Drug used by 8 million in Turkey to treat Covid-19 proven ineffective

After being used by more than 8 million people to treat Covid-19 in Turkey, a new study has declared the drug favipiravir to be ineffective in the fight against the virus.

Müzeyyen Yüce / DUVAR 

Turkish Covid-19 Scientific Committee Member and Istanbul Faculty of Medicine's Prof. Dr. Serap Şimşek Yavuz has announced that the drug favipiravir, prescribed to an estimated 8 million people to treat Covid-19, has been deemed ineffective in the fight against the virus.

She shared the results of a new study confirming the drug’s inefficacy on social media. 

Favipiravir is a drug originally produced in Japan approved to treat the flu. After rumors of its effectiveness in fighting Covid-19, the Turkish Health Ministry began prescribing it to all people diagnosed with the novel coronavirus. Patients in mandatory lockdown were advised to take the pill up to nine times a day.

To date, an estimated eight million people have been prescribed the drug since March 11, 2020 -- the day the first positive Covid-19 test was recorded in Turkey. While not all those patients used the drug, experts estimate at least a few million people in Turkey underwent the treatment regimen. 

Despite its widespread use, favipiravir is not approved anywhere in the world for the treatment of Covid-19. Evidence has long suggested that the drug is not effective, say experts, but the Turkish Health Ministry has not heeded warnings and has continued to prescribe it. People who tested positive for the coronavirus were given favipiravir by dispatch teams sent to their homes upon receipt of a positive test. 

"A mistake was made from the very beginning," Hacettepe University Faculty of Medicine Head of Department of Pediatric Infectious Diseases Prof. Dr. Mehmet Ceyhan said.

"In the process, when the effect of the drug was not known, at least they should have compared the effects of giving it to one group and not giving it to another, but unfortunately this was not done."

Now, a new study released by the Canadian pharmaceutical company Appili proves these experts' claims. The study, called PRESECO (PREventing Severe COVID-19), showed that when patients received favipiravir when they had Covid-19, they experienced no real mitigation of systems.

“It was a study whose results we expected for a long time,” said Dr. Yavuz. “Unfortunately, favipiravir was ineffective.”

Doctors are now concerned about the effects taking so much of this medication may have had on patients’ bodies. Dr. Murat Akova from Hacettepe University Department of Microbiology and Infectious Diseases has said that while the drug is certainly not fatal, taking it in such high doses could have a negative effect on the liver. 

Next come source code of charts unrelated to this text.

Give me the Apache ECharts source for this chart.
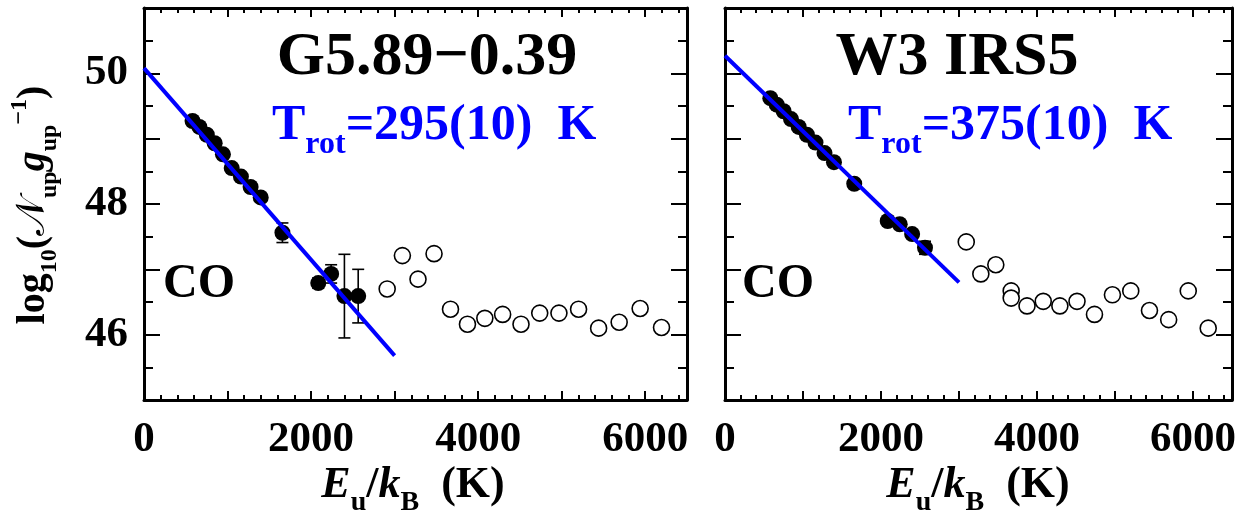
<!DOCTYPE html>
<html><head><meta charset="utf-8">
<script src="https://cdn.jsdelivr.net/npm/echarts@6/dist/echarts.min.js"></script>
<style>html,body{margin:0;padding:0;background:#fff}#c{width:1247px;height:511px}</style>
</head><body><div id="c"></div>
<script>
// ---------- DATA ----------
const xTickLabels = ['0', '2000', '4000', '6000'];
const yTickLabels = ['46', '48', '50'];

// Left panel: G5.89-0.39
const leftTitle = 'G5.89\u22120.39';
const leftTrot = '=295(10)  K';
const leftFitE = [0, 3000];
const leftFitLogN = [50.08, 45.68];
const leftFilledE = [581, 663, 752, 846, 945, 1050, 1160, 1276, 1397, 1657, 2086, 2240, 2399, 2564];
const leftFilledLogN = [49.27, 49.18, 49.06, 48.93, 48.76, 48.55, 48.42, 48.26, 48.10, 47.56, 46.79, 46.93, 46.59, 46.59];
const leftFilledErr = [0, 0, 0, 0, 0, 0, 0, 0, 0, 0.15, 0.08, 0.14, 0.64, 0.41];
const leftOpenE = [2911, 3093, 3280, 3472, 3669, 3872, 4080, 4293, 4513, 4737, 4967, 5202, 5442, 5688, 5939, 6195];
const leftOpenLogN = [46.70, 47.21, 46.85, 47.24, 46.39, 46.16, 46.25, 46.31, 46.16, 46.33, 46.33, 46.39, 46.10, 46.19, 46.40, 46.11];

// Right panel: W3 IRS5
const rightTitle = 'W3 IRS5';
const rightTrot = '=375(10)  K';
const rightFitE = [0, 3000];
const rightFitLogN = [50.27, 46.80];
const rightFilledE = [581, 663, 752, 846, 945, 1050, 1160, 1276, 1397, 1657, 2086, 2240, 2399, 2564];
const rightFilledLogN = [49.62, 49.52, 49.42, 49.30, 49.18, 49.06, 48.94, 48.78, 48.64, 48.31, 47.74, 47.69, 47.54, 47.33];
const rightFilledErr = [0, 0, 0, 0, 0, 0, 0, 0, 0, 0.03, 0.04, 0.05, 0.06, 0.10];
const rightOpenE = [3093, 3280, 3472, 3669, 3669, 3872, 4080, 4293, 4513, 4737, 4967, 5202, 5442, 5688, 5939, 6195];
const rightOpenLogN = [47.42, 46.93, 47.07, 46.67, 46.56, 46.44, 46.51, 46.44, 46.51, 46.31, 46.61, 46.67, 46.37, 46.23, 46.67, 46.10];

// ---------- CHART ----------
const FF = "'Liberation Serif', 'Times New Roman', serif";
const BLUE = '#0000ff';
const chart = echarts.init(document.getElementById('c'), null, {renderer: 'canvas'});

const zip = (a, b) => a.map((v, i) => [v, b[i]]);

function xAxes(g) {
  const base = {gridIndex: g, type: 'value', min: 0, max: 6500, splitLine: {show: false}};
  const line = {show: true, onZero: false, lineStyle: {color: '#000', width: 3}};
  const noLine = {show: false, onZero: false};
  const tick = (len) => ({show: true, inside: true, length: len, lineStyle: {color: '#000', width: 2}});
  return [
    Object.assign({}, base, {position: 'bottom', interval: 1000, axisLine: line, axisTick: tick(9),
      axisLabel: {show: true, margin: 18, color: '#000', fontFamily: FF, fontWeight: 'bold', fontSize: 43,
        formatter: v => xTickLabels.includes(String(v)) ? String(v) : ''}}),
    Object.assign({}, base, {position: 'bottom', interval: 200, axisLine: noLine, axisTick: tick(5), axisLabel: {show: false}}),
    Object.assign({}, base, {position: 'top', interval: 1000, axisLine: line, axisTick: tick(9), axisLabel: {show: false}}),
    Object.assign({}, base, {position: 'top', interval: 200, axisLine: noLine, axisTick: tick(5), axisLabel: {show: false}})
  ];
}
function yAxes(g, showLabels) {
  const base = {gridIndex: g, type: 'value', min: 45, max: 51, interval: 1, splitLine: {show: false},
    axisLine: {show: true, onZero: false, lineStyle: {color: '#000', width: 3}},
    axisTick: {show: true, inside: true, length: 16, lineStyle: {color: '#000', width: 2}},
    minorTick: {show: true, splitNumber: 2, length: 9, lineStyle: {color: '#000', width: 2}},
    minorSplitLine: {show: false}};
  return [
    Object.assign({}, base, {position: 'left', axisLabel: {show: showLabels, margin: 16, color: '#000', fontFamily: FF,
      fontWeight: 'bold', fontSize: 43, formatter: v => yTickLabels.includes(String(v)) ? String(v) : ''}}),
    Object.assign({}, base, {position: 'right', axisLabel: {show: false}})
  ];
}

function errSeries(xi, yi, E, V, Err) {
  const data = [];
  E.forEach((e, i) => { if (Err[i] > 0) data.push([e, V[i] - Err[i], V[i] + Err[i]]); });
  return {
    type: 'custom', xAxisIndex: xi, yAxisIndex: yi, silent: true, z: 3, data: data,
    encode: {x: 0, y: [1, 2]},
    renderItem: function (params, api) {
      const lo = api.coord([api.value(0), api.value(1)]);
      const hi = api.coord([api.value(0), api.value(2)]);
      const w = 6;
      const st = {stroke: '#000', lineWidth: 1.6};
      return {type: 'group', children: [
        {type: 'line', shape: {x1: lo[0], y1: lo[1], x2: hi[0], y2: hi[1]}, style: st},
        {type: 'line', shape: {x1: lo[0] - w, y1: lo[1], x2: lo[0] + w, y2: lo[1]}, style: st},
        {type: 'line', shape: {x1: hi[0] - w, y1: hi[1], x2: hi[0] + w, y2: hi[1]}, style: st}
      ]};
    }
  };
}
function panelSeries(xi, yi, fitE, fitV, fE, fV, fErr, oE, oV) {
  return [
    errSeries(xi, yi, fE, fV, fErr),
    {type: 'scatter', xAxisIndex: xi, yAxisIndex: yi, data: zip(oE, oV), symbol: 'circle', symbolSize: 16,
      itemStyle: {color: '#fff', borderColor: '#000', borderWidth: 1.6, opacity: 1}, z: 4, silent: true},
    {type: 'scatter', xAxisIndex: xi, yAxisIndex: yi, data: zip(fE, fV), symbol: 'circle', symbolSize: 16,
      itemStyle: {color: '#000', opacity: 1}, z: 5, silent: true},
    {type: 'line', xAxisIndex: xi, yAxisIndex: yi, data: zip(fitE, fitV), symbol: 'none', silent: true,
      lineStyle: {color: BLUE, width: 4}, z: 6, animation: false}
  ];
}

const bigRich = (fs, subFs, L, color, weight) => ({
  m: {fontFamily: FF, fontWeight: weight || 'bold', fontSize: fs, lineHeight: L, fill: color},
  i: {fontFamily: FF, fontWeight: weight || 'bold', fontStyle: 'italic', fontSize: fs, lineHeight: L, fill: color},
  s: {fontFamily: FF, fontWeight: weight || 'bold', fontSize: subFs, lineHeight: subFs, verticalAlign: 'bottom', fill: color},
  p: {fontFamily: FF, fontWeight: weight || 'bold', fontSize: subFs, lineHeight: subFs, verticalAlign: 'top', padding: [2, 0, 0, 0], fill: color},
  n: {fontFamily: "'DejaVu Serif', 'Noto Sans', serif", fontSize: fs, lineHeight: L, fill: color}
});

function txt(x, y, text, font, color, align) {
  return {type: 'text', x: x, y: y, silent: true, z: 10,
    style: {text: text, font: font, fill: color, align: align || 'center', verticalAlign: 'middle'}};
}
function richTxt(x, y, text, rich, align, rotation) {
  return {type: 'text', x: x, y: y, silent: true, z: 10, rotation: rotation || 0,
    style: {text: text, rich: rich, align: align || 'center', verticalAlign: 'middle'}};
}

const option = {
  animation: false,
  backgroundColor: '#fff',
  grid: [
    {left: 144, top: 8, width: 543, height: 392, containLabel: false, outerBoundsMode: 'none'},
    {left: 725, top: 8, width: 507, height: 392, containLabel: false, outerBoundsMode: 'none'}
  ],
  xAxis: xAxes(0).concat(xAxes(1)),
  yAxis: yAxes(0, true).concat(yAxes(1, false)),
  series: panelSeries(0, 0, leftFitE, leftFitLogN, leftFilledE, leftFilledLogN, leftFilledErr, leftOpenE, leftOpenLogN)
    .concat(panelSeries(4, 2, rightFitE, rightFitLogN, rightFilledE, rightFilledLogN, rightFilledErr, rightOpenE, rightOpenLogN)),
  graphic: [
    txt(427, 58, leftTitle, "bold 62px " + FF, '#000'),
    txt(957, 58, rightTitle, "bold 62px " + FF, '#000'),
    richTxt(272, 126, '{m|T}{s|rot}{m|' + leftTrot + '}', bigRich(50, 32, 70, BLUE, 'bold'), 'left'),
    richTxt(848, 126, '{m|T}{s|rot}{m|' + rightTrot + '}', bigRich(50, 32, 70, BLUE, 'bold'), 'left'),
    txt(163, 285, 'CO', "bold 48px " + FF, '#000', 'left'),
    txt(742, 285, 'CO', "bold 48px " + FF, '#000', 'left'),
    richTxt(413, 486, '{i|E}{s|u}{m|/}{i|k}{s|B}{m|  (K)}', bigRich(44, 28, 62, '#000')),
    richTxt(978, 486, '{i|E}{s|u}{m|/}{i|k}{s|B}{m|  (K)}', bigRich(44, 28, 62, '#000')),
    richTxt(34, 205, '{m|log}{s|10}{m|(}{n|\uD835\uDCA9}{s|up}{i|g}{s|up}{p|\u22121}{m|)}', bigRich(40, 24, 56, '#000'), 'center', Math.PI / 2)
  ]
};
chart.setOption(option);
</script></body></html>
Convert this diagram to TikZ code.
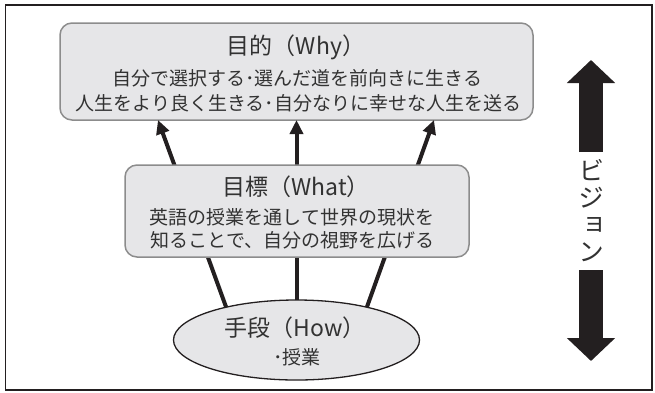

“Of course, every drug can have some negative effects on the liver when taken in such high doses. It can also, in rare cases, cause an allergic reaction. We mostly observed that our patients experiences impaired liver function, but once the drug was stopped, functions returned to normal.”

Dr. Ceyhan added that there is no evidence in the medical literature that the drug is fatal. However, Dr. Bülent Ertuğrul of the Turkish Society for Clinical Microbiology and Infectious Diseases (KLİMİK) has said that there need to be more tests done in Turkey to determine if there are any side effects experienced within the Turkish populace. 

“It is not possible in Turkey to say anything about how many patients used the drug or how many side effects they had,” he said. "We do not have any data on the side effects of favipiravir in Turkey.”